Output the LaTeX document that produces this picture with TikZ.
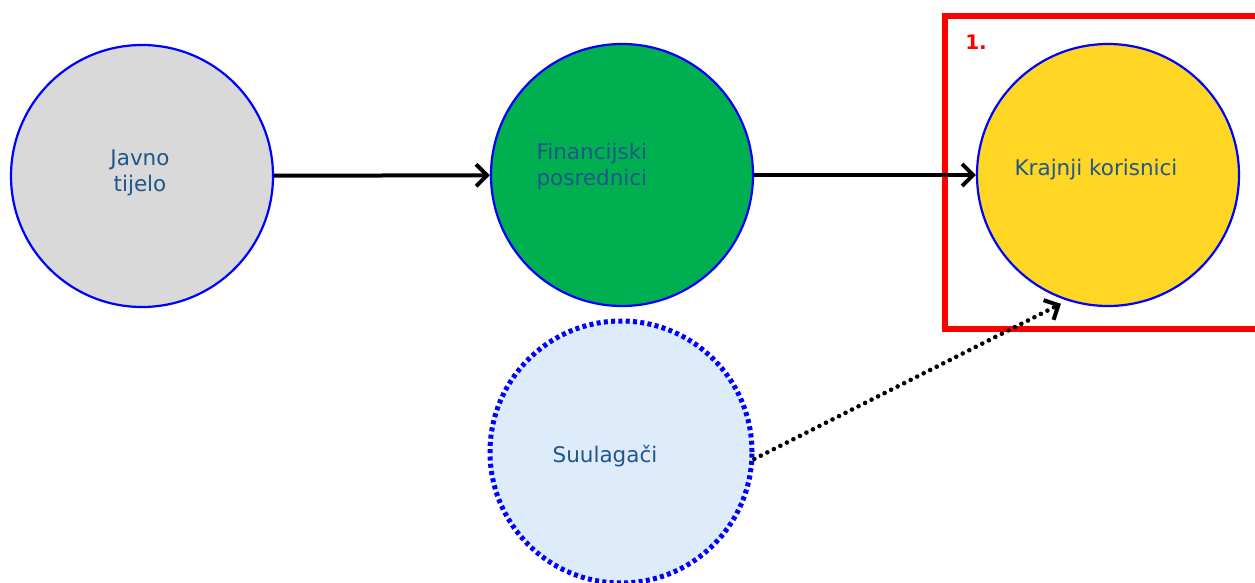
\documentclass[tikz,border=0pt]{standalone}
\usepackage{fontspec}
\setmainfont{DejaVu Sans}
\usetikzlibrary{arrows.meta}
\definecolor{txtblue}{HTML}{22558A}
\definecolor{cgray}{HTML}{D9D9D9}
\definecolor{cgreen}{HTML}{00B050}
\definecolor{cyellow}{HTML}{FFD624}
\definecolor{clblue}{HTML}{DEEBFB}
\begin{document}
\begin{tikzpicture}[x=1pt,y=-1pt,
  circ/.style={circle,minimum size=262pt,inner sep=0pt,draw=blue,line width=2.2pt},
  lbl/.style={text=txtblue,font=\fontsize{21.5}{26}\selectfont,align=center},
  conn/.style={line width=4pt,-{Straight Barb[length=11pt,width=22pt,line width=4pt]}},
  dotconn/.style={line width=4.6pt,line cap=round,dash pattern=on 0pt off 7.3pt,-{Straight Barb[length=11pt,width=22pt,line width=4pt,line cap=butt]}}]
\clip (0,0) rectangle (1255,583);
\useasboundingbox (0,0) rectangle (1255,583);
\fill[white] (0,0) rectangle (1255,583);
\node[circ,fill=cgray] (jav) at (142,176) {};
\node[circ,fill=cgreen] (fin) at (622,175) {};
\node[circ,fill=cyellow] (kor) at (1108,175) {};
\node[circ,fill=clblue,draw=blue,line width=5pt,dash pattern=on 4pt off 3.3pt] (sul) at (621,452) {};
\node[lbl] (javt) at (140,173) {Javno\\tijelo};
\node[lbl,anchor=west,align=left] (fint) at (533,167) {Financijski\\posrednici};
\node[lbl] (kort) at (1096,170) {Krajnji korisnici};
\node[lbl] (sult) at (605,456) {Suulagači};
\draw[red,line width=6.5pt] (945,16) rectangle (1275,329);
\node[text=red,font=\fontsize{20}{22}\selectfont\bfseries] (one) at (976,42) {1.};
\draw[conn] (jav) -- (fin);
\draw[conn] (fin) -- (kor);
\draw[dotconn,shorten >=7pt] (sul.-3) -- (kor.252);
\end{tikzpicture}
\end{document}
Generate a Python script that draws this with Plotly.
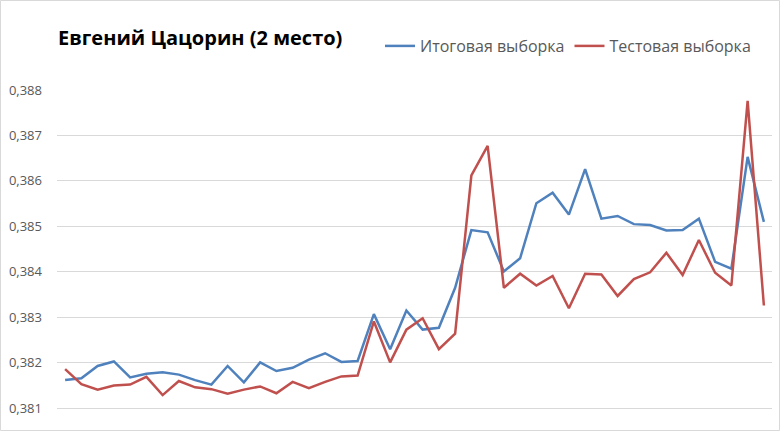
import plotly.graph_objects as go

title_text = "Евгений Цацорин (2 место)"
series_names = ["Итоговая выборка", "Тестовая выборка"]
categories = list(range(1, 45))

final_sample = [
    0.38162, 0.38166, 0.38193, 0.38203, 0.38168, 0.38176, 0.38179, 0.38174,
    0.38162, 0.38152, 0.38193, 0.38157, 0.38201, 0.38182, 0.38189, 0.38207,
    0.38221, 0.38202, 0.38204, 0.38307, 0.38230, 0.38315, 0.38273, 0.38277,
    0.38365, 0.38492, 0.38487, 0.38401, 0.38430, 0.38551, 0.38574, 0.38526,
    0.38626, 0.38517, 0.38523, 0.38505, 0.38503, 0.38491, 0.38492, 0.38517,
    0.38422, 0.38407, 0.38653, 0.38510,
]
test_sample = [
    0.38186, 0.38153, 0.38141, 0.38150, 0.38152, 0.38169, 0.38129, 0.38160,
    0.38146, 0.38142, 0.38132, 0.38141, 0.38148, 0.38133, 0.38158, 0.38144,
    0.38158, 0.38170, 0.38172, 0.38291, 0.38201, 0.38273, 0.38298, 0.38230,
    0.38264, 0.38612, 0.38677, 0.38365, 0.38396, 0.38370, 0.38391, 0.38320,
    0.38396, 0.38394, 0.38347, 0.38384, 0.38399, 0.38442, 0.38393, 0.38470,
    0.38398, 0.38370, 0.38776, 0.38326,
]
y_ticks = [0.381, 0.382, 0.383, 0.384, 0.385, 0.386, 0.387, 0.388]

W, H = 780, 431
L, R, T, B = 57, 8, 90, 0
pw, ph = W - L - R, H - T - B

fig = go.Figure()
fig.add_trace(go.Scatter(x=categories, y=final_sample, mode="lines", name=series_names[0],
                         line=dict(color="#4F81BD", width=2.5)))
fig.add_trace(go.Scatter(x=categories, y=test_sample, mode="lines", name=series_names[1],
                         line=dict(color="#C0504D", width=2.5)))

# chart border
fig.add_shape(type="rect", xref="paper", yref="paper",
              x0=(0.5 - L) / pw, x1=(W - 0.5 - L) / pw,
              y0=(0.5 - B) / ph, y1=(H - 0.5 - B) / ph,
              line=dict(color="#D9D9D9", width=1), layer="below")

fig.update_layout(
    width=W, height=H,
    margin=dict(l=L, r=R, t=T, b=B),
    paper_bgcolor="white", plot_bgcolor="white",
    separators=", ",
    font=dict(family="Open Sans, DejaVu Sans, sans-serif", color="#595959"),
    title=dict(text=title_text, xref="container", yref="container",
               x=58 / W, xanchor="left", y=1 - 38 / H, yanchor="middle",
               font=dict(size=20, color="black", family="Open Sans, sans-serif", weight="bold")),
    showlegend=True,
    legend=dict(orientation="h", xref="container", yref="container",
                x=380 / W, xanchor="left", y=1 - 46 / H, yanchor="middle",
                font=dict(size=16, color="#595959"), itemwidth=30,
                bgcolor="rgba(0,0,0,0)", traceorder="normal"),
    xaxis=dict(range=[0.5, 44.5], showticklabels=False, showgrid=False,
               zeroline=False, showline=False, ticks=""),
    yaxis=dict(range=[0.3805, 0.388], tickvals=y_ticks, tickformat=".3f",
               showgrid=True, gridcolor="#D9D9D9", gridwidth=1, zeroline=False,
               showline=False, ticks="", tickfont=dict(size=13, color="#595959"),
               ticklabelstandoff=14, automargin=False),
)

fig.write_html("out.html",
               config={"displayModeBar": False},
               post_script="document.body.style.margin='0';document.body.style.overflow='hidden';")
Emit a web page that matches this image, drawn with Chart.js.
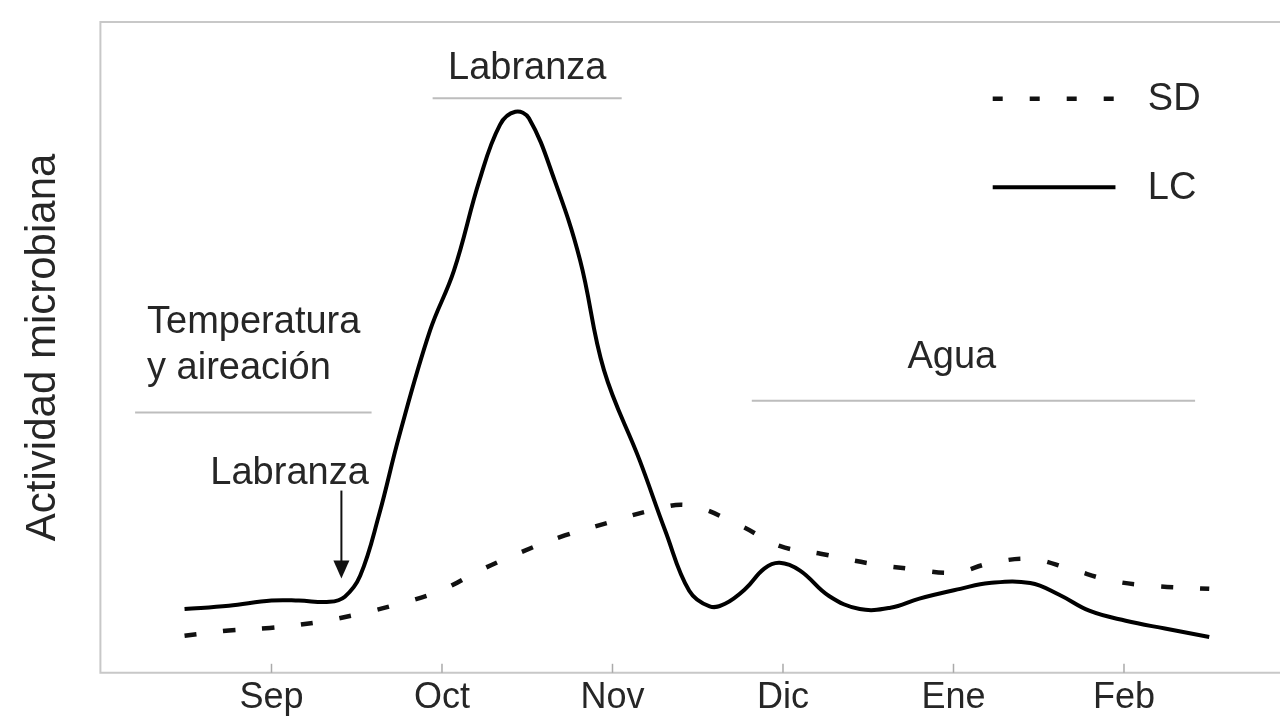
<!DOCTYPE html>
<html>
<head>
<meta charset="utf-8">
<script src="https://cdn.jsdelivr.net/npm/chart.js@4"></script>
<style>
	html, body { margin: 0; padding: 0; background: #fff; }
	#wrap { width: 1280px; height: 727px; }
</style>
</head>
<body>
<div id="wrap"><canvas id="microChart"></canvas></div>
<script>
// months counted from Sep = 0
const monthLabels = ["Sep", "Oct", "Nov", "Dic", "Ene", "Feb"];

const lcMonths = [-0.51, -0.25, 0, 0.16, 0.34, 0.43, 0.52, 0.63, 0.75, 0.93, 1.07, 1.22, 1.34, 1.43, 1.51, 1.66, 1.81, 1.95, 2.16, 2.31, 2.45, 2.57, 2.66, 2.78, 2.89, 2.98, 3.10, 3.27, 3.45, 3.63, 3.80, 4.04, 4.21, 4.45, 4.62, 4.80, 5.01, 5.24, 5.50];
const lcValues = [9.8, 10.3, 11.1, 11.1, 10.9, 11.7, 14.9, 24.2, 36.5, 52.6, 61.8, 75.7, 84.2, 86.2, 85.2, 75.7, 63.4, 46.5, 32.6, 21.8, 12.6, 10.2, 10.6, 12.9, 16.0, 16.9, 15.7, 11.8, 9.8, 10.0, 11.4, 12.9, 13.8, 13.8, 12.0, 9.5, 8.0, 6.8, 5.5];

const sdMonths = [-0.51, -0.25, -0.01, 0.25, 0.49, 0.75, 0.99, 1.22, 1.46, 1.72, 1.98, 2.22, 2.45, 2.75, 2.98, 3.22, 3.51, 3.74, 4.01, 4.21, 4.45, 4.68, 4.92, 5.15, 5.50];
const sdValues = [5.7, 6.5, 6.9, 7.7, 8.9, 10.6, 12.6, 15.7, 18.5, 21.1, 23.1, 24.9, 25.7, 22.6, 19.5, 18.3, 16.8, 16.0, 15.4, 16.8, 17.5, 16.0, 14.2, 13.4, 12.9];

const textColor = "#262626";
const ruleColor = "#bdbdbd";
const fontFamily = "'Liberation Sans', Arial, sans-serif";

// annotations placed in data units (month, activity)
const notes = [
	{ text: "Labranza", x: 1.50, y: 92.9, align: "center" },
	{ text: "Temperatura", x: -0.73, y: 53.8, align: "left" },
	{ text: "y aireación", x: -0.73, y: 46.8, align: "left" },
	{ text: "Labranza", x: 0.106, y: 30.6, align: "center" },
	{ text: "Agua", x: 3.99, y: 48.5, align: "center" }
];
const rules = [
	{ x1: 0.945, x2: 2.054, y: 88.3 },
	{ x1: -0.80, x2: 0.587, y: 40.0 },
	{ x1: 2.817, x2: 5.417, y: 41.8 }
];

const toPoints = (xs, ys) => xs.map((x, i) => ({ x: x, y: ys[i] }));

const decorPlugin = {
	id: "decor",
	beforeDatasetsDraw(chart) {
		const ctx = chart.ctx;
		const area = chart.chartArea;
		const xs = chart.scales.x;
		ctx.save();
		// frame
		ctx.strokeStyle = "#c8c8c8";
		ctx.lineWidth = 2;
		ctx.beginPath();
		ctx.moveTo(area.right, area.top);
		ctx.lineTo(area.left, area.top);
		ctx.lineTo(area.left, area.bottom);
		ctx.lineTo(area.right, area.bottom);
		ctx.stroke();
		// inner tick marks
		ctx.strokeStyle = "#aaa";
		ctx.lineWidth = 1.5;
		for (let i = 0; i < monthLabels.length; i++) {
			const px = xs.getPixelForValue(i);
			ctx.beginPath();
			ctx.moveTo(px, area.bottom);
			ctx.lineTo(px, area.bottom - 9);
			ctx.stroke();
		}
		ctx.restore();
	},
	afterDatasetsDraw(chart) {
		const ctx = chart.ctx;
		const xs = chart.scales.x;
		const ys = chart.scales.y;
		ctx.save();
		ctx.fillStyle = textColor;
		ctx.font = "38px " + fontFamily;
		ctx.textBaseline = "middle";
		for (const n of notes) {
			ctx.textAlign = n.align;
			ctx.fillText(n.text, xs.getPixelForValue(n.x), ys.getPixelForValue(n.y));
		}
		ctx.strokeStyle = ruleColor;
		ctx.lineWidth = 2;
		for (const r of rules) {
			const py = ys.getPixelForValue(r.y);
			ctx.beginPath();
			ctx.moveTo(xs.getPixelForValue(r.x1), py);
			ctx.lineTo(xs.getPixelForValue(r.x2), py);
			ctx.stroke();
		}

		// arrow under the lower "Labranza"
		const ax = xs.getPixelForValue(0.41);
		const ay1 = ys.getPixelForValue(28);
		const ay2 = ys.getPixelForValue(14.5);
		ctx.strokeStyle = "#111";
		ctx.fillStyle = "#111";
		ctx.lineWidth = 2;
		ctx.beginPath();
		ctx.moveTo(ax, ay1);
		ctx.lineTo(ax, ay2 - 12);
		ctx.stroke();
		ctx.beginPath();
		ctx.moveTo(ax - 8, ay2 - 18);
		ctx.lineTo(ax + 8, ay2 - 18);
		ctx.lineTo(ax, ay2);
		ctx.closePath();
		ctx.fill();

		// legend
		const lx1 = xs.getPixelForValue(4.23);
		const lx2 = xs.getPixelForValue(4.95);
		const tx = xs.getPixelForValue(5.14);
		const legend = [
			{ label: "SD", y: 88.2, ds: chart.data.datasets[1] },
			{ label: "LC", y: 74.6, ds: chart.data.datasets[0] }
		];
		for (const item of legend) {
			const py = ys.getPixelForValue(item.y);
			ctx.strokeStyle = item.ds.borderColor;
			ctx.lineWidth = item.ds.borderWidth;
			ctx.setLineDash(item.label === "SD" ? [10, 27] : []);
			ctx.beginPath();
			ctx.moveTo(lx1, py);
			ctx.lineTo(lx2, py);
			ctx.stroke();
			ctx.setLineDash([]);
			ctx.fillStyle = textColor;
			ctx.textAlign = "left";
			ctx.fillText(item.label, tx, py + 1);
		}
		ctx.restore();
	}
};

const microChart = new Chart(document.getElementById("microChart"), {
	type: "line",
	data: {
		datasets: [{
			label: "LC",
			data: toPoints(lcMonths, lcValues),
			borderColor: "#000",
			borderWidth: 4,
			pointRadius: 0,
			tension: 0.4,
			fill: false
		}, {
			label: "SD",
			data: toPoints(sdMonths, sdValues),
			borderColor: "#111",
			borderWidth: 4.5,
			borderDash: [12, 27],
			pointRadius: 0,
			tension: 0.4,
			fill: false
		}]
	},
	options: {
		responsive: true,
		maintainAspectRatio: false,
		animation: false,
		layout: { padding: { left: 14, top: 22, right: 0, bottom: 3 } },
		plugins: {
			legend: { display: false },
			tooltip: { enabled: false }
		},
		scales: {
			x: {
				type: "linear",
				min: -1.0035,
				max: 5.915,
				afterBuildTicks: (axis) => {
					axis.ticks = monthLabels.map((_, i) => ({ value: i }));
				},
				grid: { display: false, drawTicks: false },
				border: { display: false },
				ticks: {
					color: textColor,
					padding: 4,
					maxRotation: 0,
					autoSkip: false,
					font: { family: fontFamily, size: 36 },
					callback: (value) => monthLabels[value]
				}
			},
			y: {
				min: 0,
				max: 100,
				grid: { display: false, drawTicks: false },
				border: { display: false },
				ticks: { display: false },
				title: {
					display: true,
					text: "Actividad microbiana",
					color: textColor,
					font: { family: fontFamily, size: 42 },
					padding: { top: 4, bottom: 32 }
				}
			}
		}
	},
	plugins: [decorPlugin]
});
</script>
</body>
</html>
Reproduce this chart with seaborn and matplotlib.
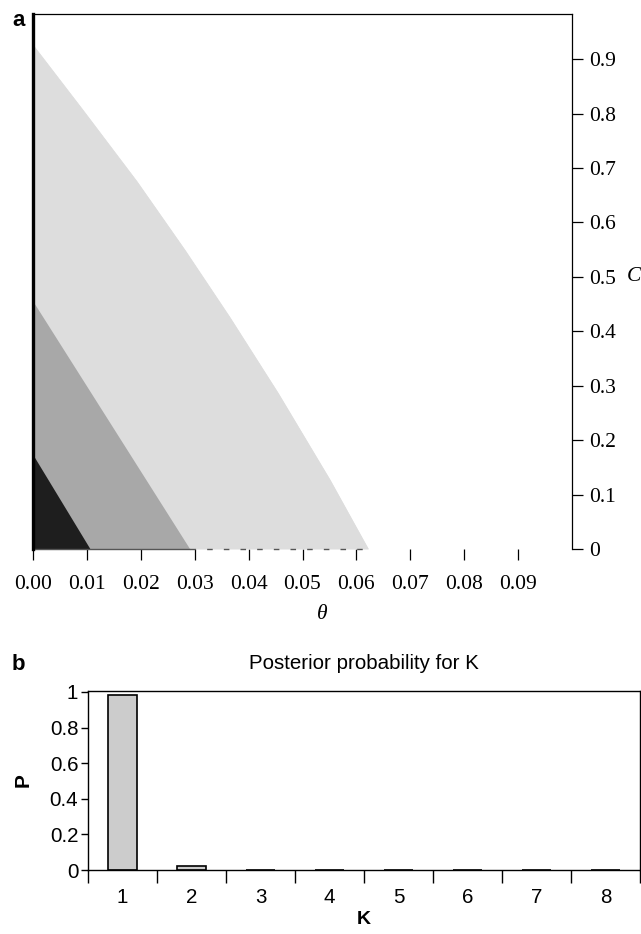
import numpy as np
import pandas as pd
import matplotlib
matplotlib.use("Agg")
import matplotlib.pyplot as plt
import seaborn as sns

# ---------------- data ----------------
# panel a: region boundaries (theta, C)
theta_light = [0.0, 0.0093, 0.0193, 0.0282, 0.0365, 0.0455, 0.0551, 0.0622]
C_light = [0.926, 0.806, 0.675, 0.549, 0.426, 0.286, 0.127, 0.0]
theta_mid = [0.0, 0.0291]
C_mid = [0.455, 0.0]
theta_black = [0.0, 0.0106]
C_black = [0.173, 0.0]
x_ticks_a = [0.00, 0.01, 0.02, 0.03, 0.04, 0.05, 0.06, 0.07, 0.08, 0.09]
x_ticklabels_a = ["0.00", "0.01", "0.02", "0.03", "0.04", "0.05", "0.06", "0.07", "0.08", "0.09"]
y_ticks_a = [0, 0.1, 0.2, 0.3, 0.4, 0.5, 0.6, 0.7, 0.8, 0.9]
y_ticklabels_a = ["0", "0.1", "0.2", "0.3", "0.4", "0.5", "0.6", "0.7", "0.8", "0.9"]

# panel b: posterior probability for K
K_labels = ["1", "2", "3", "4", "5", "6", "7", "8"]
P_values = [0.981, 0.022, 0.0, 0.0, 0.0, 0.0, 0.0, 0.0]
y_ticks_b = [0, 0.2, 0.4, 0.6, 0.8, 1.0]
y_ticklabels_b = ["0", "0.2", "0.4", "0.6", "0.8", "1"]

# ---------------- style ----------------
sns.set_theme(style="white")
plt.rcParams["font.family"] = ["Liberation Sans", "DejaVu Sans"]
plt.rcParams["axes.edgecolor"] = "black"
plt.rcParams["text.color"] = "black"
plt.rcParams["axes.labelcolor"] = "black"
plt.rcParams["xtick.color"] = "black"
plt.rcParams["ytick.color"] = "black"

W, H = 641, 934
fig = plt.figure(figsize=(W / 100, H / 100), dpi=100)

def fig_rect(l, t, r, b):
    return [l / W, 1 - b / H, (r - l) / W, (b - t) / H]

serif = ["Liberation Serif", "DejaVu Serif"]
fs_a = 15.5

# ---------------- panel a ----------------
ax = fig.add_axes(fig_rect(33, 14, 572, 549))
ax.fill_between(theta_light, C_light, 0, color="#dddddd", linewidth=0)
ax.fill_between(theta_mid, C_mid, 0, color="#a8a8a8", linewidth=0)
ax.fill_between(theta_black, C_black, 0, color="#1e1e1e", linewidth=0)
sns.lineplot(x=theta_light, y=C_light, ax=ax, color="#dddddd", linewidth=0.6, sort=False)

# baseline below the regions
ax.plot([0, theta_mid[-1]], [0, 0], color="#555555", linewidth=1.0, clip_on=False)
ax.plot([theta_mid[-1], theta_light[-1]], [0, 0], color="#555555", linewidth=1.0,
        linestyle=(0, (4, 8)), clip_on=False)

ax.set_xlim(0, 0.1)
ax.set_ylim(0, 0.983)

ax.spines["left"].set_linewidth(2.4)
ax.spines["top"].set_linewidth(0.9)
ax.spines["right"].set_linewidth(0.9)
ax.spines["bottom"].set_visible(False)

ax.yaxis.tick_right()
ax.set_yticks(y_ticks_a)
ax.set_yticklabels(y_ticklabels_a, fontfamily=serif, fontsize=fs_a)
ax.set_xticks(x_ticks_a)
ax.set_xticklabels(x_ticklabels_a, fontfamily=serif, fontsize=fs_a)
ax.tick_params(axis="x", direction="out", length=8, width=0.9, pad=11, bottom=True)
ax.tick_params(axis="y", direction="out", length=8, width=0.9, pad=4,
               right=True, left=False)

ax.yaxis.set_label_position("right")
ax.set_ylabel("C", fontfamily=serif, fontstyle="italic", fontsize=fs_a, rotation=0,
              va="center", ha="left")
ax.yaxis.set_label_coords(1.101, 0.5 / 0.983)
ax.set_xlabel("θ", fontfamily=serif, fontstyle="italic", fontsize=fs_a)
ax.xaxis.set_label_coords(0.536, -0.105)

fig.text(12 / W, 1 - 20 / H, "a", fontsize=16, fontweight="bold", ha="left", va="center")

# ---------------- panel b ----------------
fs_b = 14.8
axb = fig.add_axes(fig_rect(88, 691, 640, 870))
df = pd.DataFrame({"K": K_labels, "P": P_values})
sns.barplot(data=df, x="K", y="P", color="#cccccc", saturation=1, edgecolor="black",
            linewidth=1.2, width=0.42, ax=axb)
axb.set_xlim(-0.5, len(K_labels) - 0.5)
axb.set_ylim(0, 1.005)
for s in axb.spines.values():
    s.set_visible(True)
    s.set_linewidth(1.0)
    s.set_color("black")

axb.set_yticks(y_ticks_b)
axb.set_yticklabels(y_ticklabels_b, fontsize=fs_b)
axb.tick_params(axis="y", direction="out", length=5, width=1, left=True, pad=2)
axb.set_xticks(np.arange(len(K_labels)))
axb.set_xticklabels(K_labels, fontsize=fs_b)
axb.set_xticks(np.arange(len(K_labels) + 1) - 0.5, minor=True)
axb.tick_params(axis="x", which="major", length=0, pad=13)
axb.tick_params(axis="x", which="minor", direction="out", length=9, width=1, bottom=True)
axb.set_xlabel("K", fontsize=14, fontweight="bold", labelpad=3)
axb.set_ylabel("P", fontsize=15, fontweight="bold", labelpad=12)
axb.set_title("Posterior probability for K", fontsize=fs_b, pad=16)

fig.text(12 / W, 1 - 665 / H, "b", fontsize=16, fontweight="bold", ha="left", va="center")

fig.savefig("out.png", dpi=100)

========================================

# PROBLEM DETAILS:
Print exactly what appears from the line holding "Generate a Python" down to the line holding "categories = list(range(1, 45))", both ends kept, leaving out the pictures.

# THE RESPONSE:
Generate a Python script that draws this with Plotly.
import plotly.graph_objects as go

title_text = "Евгений Цацорин (2 место)"
series_names = ["Итоговая выборка", "Тестовая выборка"]
categories = list(range(1, 45))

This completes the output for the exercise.